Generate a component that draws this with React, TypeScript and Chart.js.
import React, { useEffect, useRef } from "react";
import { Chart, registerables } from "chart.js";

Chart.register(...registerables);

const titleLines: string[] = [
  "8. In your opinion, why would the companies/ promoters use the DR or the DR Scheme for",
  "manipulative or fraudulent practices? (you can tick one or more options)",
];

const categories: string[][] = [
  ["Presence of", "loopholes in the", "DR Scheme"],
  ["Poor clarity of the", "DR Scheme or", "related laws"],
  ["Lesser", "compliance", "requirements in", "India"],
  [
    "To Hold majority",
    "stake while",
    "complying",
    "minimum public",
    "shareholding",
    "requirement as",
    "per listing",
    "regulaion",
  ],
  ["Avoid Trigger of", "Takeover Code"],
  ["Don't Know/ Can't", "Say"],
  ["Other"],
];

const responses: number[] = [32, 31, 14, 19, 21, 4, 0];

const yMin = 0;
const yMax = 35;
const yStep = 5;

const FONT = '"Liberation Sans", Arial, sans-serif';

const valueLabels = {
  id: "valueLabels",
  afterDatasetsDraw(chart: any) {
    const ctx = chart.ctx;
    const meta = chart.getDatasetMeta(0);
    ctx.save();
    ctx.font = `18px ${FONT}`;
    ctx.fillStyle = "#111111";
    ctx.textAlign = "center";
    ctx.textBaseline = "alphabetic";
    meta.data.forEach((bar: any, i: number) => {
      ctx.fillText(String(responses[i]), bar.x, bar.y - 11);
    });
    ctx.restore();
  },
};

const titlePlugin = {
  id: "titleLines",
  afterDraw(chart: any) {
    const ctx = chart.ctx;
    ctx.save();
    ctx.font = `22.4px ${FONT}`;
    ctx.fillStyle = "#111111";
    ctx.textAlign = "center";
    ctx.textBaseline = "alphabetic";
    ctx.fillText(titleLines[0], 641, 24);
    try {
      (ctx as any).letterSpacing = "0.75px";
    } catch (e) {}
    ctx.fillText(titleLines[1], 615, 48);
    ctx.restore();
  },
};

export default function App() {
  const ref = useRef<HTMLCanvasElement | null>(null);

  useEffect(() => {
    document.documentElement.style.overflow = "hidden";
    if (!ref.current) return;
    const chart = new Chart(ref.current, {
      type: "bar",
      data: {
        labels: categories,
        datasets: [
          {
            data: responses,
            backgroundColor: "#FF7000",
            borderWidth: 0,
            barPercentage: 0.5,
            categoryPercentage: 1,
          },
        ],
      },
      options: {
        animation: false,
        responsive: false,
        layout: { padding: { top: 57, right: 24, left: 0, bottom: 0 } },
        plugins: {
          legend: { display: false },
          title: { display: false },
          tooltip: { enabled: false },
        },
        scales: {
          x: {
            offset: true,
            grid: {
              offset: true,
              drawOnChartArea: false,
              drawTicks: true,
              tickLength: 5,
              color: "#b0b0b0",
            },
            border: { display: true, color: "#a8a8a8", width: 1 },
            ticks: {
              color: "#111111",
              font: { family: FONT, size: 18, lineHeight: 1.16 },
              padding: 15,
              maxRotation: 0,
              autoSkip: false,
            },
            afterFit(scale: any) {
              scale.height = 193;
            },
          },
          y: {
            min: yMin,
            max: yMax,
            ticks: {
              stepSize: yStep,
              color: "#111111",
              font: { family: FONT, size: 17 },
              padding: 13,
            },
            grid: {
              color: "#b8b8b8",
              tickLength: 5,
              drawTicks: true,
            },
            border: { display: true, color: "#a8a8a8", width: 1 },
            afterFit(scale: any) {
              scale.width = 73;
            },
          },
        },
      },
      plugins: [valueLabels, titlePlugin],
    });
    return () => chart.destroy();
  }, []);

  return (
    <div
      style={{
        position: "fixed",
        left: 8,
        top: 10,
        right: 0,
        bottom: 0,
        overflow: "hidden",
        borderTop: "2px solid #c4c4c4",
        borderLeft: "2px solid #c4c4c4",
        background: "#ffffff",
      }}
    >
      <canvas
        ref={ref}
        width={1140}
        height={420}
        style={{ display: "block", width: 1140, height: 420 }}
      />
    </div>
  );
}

---

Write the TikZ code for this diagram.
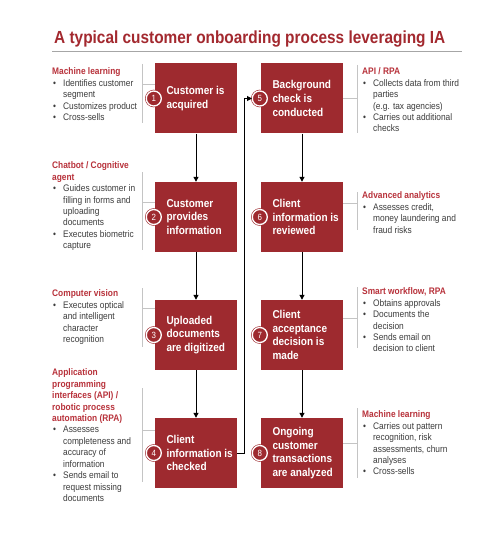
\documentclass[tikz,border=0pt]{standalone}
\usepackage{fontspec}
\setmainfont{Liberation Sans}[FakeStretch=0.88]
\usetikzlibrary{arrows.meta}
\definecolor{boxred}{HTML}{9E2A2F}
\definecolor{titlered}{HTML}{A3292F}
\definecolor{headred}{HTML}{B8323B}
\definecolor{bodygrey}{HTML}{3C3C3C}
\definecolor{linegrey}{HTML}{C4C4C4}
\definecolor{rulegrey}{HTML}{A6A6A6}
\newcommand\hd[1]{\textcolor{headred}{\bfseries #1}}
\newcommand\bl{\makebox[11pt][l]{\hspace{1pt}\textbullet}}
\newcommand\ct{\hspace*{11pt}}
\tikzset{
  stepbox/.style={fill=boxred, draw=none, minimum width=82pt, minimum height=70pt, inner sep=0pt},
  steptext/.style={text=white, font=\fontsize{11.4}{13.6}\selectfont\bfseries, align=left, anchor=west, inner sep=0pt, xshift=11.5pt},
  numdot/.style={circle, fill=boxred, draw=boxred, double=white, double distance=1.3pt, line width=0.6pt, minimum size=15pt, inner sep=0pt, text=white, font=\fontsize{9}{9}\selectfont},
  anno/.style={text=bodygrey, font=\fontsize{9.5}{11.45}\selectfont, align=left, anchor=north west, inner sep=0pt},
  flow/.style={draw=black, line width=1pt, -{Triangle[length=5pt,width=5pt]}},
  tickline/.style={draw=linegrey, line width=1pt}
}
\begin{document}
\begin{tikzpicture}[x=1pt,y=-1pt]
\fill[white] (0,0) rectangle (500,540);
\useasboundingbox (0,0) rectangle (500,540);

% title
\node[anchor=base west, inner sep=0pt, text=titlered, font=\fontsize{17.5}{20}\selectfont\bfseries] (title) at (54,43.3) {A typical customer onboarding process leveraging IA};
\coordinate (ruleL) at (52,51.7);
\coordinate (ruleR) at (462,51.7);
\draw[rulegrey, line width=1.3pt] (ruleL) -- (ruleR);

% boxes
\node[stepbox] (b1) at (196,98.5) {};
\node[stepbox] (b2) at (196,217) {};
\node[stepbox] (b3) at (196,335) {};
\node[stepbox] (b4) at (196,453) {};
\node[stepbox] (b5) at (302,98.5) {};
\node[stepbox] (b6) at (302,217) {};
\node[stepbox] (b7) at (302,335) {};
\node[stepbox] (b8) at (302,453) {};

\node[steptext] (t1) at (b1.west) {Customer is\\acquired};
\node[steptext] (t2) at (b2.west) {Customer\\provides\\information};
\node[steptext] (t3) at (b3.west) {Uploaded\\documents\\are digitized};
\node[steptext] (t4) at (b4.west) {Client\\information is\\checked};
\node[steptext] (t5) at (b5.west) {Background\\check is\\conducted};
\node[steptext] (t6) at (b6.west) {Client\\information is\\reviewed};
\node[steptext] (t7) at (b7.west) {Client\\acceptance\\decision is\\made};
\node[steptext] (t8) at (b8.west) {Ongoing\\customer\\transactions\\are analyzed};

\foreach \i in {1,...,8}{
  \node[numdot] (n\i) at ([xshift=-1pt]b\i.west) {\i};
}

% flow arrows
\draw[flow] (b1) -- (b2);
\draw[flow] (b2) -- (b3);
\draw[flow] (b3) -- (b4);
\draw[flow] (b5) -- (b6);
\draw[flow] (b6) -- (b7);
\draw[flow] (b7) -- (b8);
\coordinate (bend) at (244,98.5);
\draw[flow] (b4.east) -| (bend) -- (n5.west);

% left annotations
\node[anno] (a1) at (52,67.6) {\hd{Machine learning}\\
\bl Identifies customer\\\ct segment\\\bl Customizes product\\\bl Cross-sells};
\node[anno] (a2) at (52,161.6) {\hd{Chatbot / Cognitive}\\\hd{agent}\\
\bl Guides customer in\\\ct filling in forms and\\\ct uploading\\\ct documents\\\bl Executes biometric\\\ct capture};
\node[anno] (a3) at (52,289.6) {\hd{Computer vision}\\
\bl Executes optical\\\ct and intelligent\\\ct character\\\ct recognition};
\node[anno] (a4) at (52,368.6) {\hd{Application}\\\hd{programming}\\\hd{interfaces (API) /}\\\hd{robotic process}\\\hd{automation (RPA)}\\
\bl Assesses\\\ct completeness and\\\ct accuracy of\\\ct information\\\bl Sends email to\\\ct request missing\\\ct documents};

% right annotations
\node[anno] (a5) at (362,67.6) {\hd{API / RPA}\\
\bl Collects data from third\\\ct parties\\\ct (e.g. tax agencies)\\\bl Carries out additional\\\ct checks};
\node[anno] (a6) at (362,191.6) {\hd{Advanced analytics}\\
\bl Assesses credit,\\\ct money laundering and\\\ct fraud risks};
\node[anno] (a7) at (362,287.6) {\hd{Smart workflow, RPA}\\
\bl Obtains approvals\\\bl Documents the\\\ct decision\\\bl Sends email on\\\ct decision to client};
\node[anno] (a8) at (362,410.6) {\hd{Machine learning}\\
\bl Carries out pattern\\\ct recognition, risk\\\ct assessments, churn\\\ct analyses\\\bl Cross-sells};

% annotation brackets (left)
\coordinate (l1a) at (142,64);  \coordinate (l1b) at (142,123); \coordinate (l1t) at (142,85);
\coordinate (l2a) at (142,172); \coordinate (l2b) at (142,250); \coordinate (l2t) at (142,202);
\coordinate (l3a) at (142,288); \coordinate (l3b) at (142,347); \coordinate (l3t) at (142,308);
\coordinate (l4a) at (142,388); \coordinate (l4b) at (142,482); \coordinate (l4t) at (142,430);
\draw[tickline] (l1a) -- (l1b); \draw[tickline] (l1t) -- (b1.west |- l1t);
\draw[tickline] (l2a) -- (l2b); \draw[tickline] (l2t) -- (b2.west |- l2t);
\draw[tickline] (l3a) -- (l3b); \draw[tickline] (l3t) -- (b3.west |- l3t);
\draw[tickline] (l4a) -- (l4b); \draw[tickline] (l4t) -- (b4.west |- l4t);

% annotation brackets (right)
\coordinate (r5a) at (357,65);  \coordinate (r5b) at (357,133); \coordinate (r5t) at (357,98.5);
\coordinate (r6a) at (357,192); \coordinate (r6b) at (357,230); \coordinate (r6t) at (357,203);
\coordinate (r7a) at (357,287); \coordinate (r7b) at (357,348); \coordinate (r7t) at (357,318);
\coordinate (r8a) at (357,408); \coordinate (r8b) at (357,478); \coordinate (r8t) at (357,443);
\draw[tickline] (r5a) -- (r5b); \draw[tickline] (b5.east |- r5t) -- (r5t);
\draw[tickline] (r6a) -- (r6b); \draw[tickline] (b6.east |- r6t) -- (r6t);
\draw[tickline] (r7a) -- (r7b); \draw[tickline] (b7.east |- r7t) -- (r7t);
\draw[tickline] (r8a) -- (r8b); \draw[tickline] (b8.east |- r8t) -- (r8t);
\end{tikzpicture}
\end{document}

_Exercise aim:_ Which lines above run from the one containing "Generate a component" down to the one containing "Chart.register(...registerables);"? Repeat exactly those, both ends included, and nothing else.

_Exercise answer:_
Generate a component that draws this with React, TypeScript and Chart.js.
import React, { useEffect, useRef } from "react";
import { Chart, registerables } from "chart.js";

Chart.register(...registerables);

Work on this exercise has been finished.